Sans verser dans un angélisme, qui verrait dans le développement de la technologie l'avènement d'un monde nouveau, il s'agit néanmoins de construire une relation de co-présence entre l'homme et la technologie. Et pour cette tâche, l'ingénieur et le philosophe ont un rôle essentiel à jouer. La charge de la philosophie n'est pas de dire à elle seule ce qu'il y a à dire au sujet des idées.

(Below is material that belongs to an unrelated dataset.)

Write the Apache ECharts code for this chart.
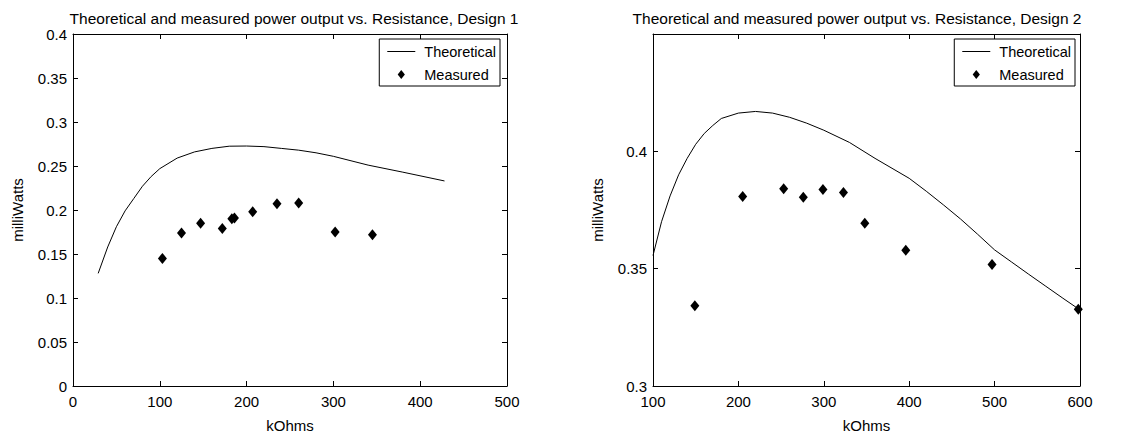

Les idées changent, elles évoluent. Les concepts ont des histoires et ne sont pas inscrits dans le marbre. Le développement technologique influence ce changement. Nous avons besoin de penser comment la philosophie, la science et l'ingénierie peuvent interagir afin de partager des bénéfices mutuels.
Il se pourrait cependant que beaucoup de professionnels et de futurs ingénieurs demeurent encore sceptiques quant au bien-fondé d'une interaction entre la philosophie et l'ingénierie, ou l'introduction d'un parcours philosophique dans un cursus d'école d'ingénieur.
Nous avons cependant montré que les deux disciplines ne pouvaient plus s'ignorer. Non seulement autour de sujets communément autorisés, comme les questions de l'éthique professionnelle ou de l'impact de la technologie dans la société, mais bien au-delà, jusqu'au cœur du métier d'ingénieur : la conception.
Consulter aussi les ouvrages de Didier, Ihde et Latour ...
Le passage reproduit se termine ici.